### [Stored rows]
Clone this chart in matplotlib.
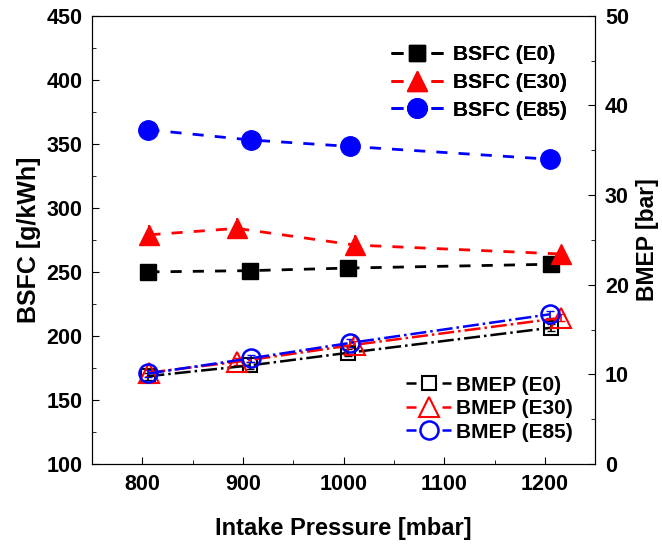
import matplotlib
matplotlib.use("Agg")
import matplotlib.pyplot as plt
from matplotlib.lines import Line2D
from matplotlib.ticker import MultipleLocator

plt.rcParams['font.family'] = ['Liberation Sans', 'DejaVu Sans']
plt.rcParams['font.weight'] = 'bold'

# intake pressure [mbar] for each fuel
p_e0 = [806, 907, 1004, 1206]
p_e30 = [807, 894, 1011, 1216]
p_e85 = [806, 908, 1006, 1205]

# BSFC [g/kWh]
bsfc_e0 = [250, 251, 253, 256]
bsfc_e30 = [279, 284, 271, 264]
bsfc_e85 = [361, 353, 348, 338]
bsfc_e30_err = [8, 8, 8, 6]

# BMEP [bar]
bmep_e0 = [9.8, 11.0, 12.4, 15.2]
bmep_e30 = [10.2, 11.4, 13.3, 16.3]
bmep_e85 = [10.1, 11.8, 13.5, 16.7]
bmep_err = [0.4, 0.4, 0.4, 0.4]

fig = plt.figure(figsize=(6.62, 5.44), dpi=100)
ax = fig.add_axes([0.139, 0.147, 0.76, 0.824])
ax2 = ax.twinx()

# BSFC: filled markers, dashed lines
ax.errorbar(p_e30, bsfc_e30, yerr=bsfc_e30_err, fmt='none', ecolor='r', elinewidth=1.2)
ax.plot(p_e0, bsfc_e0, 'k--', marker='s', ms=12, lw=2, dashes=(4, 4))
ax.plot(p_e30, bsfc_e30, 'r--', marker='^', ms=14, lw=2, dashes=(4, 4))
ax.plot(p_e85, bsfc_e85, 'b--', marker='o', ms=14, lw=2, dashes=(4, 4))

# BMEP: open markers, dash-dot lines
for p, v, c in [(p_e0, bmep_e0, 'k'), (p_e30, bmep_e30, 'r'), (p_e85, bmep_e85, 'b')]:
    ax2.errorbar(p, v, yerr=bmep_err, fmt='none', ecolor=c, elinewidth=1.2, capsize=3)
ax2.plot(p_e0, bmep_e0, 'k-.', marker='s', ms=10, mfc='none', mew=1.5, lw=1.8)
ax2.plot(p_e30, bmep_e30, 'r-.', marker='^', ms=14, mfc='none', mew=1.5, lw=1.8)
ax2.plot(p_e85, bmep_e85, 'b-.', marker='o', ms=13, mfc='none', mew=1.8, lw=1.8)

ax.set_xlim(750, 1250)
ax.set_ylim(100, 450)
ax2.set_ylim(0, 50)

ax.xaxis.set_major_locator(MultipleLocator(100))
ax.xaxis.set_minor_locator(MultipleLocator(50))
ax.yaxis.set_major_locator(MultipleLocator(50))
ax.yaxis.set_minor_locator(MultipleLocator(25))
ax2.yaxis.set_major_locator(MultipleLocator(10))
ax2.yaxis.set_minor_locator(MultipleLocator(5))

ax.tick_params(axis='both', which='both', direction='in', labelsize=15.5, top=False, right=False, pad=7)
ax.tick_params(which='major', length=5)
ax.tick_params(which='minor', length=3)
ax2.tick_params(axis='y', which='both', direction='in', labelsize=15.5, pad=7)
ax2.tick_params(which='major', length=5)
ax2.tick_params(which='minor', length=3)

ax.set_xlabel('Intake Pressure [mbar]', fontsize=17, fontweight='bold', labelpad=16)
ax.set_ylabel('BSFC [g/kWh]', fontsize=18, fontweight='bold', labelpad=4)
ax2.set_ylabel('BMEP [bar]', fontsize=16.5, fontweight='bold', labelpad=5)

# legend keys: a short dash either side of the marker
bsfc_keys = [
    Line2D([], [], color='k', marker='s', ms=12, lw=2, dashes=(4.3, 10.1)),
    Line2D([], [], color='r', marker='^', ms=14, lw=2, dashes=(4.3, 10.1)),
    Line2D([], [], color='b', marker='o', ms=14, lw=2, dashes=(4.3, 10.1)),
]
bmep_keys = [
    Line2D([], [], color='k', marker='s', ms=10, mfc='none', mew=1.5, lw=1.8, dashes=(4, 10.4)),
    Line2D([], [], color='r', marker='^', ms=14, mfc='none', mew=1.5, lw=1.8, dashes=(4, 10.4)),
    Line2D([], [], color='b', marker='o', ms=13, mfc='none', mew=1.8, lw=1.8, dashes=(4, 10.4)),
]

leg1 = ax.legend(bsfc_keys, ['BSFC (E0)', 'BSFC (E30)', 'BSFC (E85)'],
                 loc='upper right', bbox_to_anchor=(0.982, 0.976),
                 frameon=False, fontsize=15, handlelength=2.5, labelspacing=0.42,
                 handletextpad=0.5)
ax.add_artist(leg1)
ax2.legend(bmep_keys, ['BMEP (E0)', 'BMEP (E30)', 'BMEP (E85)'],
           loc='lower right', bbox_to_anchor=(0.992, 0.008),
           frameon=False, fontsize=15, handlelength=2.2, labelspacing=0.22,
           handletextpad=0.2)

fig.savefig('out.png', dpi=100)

* * *

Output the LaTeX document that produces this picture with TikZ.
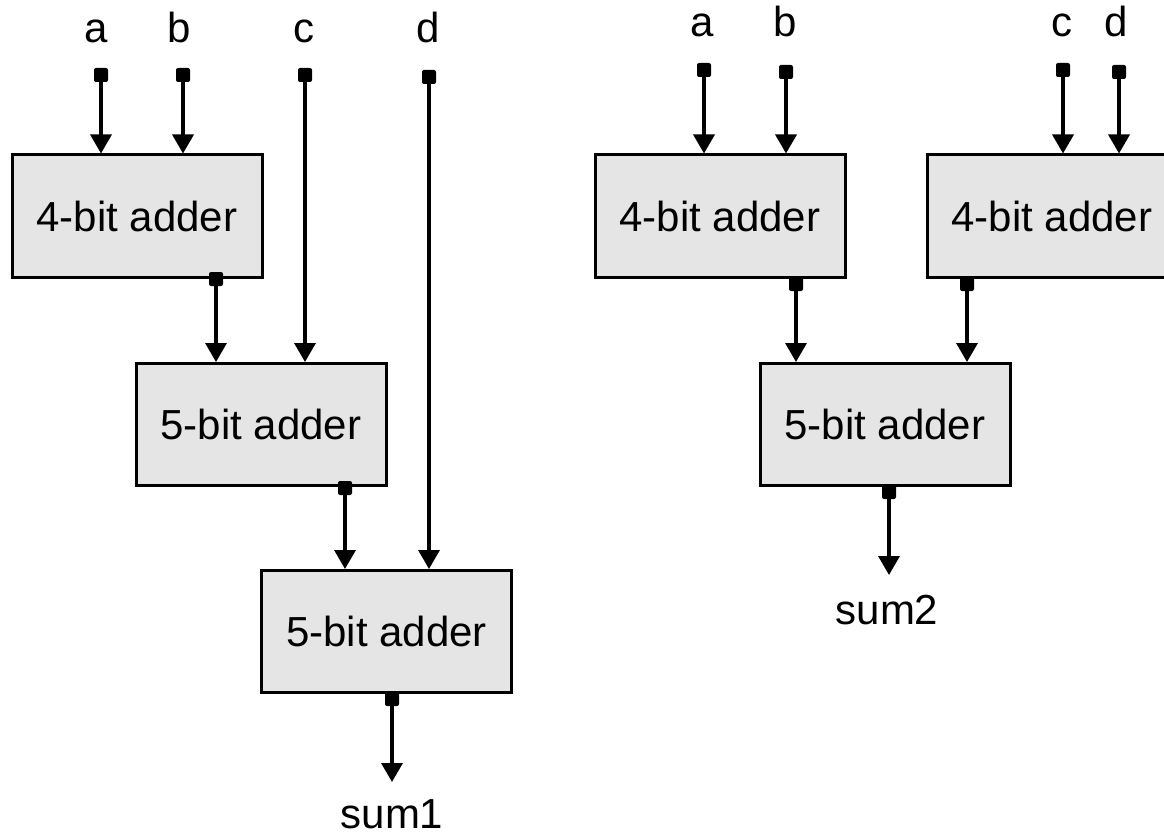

==

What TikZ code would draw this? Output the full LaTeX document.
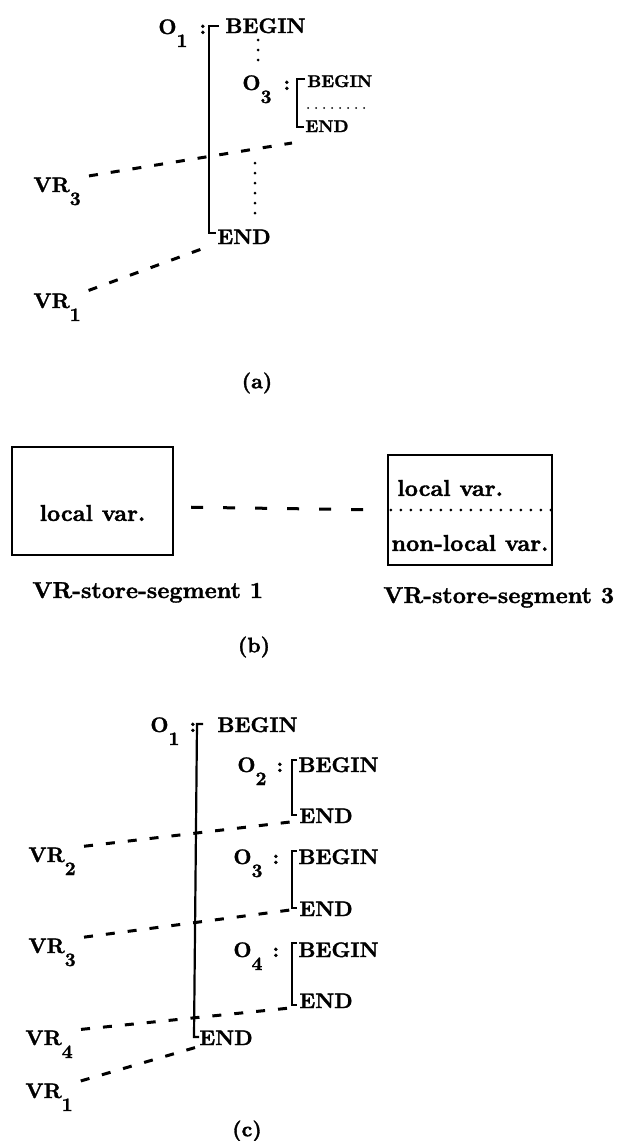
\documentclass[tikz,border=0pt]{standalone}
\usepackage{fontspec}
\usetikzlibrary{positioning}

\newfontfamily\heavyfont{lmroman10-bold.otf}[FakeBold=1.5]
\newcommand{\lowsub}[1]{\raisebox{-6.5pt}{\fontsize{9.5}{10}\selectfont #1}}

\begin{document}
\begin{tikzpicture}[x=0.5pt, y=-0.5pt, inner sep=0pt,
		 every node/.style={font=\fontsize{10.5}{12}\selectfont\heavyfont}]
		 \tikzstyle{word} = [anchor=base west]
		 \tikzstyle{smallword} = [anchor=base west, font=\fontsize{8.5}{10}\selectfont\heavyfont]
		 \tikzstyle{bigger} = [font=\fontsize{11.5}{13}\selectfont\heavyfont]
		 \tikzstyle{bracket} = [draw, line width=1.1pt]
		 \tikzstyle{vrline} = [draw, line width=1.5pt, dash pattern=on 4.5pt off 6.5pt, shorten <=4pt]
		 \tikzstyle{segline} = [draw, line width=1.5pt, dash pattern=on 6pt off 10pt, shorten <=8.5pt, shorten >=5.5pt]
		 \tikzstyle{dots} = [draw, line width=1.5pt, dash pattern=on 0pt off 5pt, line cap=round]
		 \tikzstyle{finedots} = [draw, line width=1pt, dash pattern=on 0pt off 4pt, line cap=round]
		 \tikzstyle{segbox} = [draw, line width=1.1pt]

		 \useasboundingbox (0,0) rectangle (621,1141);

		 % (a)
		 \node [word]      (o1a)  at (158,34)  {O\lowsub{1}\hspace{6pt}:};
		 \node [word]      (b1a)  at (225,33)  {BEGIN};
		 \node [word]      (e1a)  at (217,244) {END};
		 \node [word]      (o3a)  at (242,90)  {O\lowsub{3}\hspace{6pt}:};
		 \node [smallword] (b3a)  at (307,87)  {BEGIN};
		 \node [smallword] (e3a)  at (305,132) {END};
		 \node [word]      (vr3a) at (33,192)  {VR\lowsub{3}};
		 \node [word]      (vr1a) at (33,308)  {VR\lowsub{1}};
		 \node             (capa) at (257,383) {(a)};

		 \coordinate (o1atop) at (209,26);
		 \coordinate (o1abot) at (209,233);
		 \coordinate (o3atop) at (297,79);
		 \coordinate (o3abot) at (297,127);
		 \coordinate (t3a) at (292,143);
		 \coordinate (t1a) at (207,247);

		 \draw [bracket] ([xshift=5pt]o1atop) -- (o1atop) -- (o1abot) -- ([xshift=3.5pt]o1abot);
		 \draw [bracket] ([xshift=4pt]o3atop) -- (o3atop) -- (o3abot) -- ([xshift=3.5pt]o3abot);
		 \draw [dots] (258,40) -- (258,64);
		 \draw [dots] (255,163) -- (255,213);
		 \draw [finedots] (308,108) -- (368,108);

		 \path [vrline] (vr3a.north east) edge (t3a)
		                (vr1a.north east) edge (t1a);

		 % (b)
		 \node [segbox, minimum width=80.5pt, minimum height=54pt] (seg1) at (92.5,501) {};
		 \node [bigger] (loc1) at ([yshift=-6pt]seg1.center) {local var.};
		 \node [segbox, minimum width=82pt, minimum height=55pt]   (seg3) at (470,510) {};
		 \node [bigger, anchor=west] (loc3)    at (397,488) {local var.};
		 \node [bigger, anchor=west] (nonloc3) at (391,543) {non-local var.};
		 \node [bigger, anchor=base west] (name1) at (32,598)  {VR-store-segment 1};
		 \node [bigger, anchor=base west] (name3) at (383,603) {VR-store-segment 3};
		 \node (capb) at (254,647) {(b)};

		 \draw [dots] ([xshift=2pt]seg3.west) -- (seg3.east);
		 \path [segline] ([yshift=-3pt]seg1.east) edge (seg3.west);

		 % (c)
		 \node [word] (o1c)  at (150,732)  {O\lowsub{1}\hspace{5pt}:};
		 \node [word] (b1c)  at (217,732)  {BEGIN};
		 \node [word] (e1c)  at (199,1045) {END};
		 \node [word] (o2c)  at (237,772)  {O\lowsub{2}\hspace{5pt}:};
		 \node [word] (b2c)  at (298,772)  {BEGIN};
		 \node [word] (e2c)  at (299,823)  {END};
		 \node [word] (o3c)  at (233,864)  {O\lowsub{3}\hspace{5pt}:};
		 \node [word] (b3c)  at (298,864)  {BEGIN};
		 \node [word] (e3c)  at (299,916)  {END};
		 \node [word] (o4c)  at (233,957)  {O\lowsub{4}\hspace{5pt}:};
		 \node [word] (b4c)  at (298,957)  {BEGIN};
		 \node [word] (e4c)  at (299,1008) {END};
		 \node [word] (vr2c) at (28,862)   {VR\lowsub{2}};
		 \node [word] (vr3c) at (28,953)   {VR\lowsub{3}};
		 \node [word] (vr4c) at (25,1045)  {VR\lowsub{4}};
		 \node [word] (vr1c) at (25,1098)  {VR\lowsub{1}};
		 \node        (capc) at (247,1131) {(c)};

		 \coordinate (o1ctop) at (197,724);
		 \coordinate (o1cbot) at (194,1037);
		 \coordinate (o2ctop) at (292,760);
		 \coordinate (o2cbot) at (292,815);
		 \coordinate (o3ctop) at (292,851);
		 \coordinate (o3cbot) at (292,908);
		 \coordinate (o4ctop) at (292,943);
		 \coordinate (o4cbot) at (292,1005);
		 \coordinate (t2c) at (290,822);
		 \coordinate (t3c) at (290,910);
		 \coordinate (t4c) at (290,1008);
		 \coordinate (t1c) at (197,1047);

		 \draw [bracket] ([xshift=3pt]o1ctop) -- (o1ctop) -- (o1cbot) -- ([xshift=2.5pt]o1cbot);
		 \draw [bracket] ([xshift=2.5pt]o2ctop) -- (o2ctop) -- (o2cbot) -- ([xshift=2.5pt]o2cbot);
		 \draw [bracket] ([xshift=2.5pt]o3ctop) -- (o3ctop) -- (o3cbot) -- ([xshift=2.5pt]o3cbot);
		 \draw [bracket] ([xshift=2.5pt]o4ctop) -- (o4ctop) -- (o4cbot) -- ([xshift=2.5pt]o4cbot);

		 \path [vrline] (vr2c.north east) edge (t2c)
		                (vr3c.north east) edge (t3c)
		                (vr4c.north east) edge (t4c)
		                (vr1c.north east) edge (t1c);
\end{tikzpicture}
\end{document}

### [Short problem]
The first line to copy holds "What TikZ code", and the last holds "(t1a) at (207,247);". Copy them and the lines between exactly, leaving out pictures.

### [Result of this task]
What TikZ code would draw this? Output the full LaTeX document.
\documentclass[tikz,border=0pt]{standalone}
\usepackage{fontspec}
\usetikzlibrary{positioning}

\newfontfamily\heavyfont{lmroman10-bold.otf}[FakeBold=1.5]
\newcommand{\lowsub}[1]{\raisebox{-6.5pt}{\fontsize{9.5}{10}\selectfont #1}}

\begin{document}
\begin{tikzpicture}[x=0.5pt, y=-0.5pt, inner sep=0pt,
		 every node/.style={font=\fontsize{10.5}{12}\selectfont\heavyfont}]
		 \tikzstyle{word} = [anchor=base west]
		 \tikzstyle{smallword} = [anchor=base west, font=\fontsize{8.5}{10}\selectfont\heavyfont]
		 \tikzstyle{bigger} = [font=\fontsize{11.5}{13}\selectfont\heavyfont]
		 \tikzstyle{bracket} = [draw, line width=1.1pt]
		 \tikzstyle{vrline} = [draw, line width=1.5pt, dash pattern=on 4.5pt off 6.5pt, shorten <=4pt]
		 \tikzstyle{segline} = [draw, line width=1.5pt, dash pattern=on 6pt off 10pt, shorten <=8.5pt, shorten >=5.5pt]
		 \tikzstyle{dots} = [draw, line width=1.5pt, dash pattern=on 0pt off 5pt, line cap=round]
		 \tikzstyle{finedots} = [draw, line width=1pt, dash pattern=on 0pt off 4pt, line cap=round]
		 \tikzstyle{segbox} = [draw, line width=1.1pt]

		 \useasboundingbox (0,0) rectangle (621,1141);

		 % (a)
		 \node [word]      (o1a)  at (158,34)  {O\lowsub{1}\hspace{6pt}:};
		 \node [word]      (b1a)  at (225,33)  {BEGIN};
		 \node [word]      (e1a)  at (217,244) {END};
		 \node [word]      (o3a)  at (242,90)  {O\lowsub{3}\hspace{6pt}:};
		 \node [smallword] (b3a)  at (307,87)  {BEGIN};
		 \node [smallword] (e3a)  at (305,132) {END};
		 \node [word]      (vr3a) at (33,192)  {VR\lowsub{3}};
		 \node [word]      (vr1a) at (33,308)  {VR\lowsub{1}};
		 \node             (capa) at (257,383) {(a)};

		 \coordinate (o1atop) at (209,26);
		 \coordinate (o1abot) at (209,233);
		 \coordinate (o3atop) at (297,79);
		 \coordinate (o3abot) at (297,127);
		 \coordinate (t3a) at (292,143);
		 \coordinate (t1a) at (207,247);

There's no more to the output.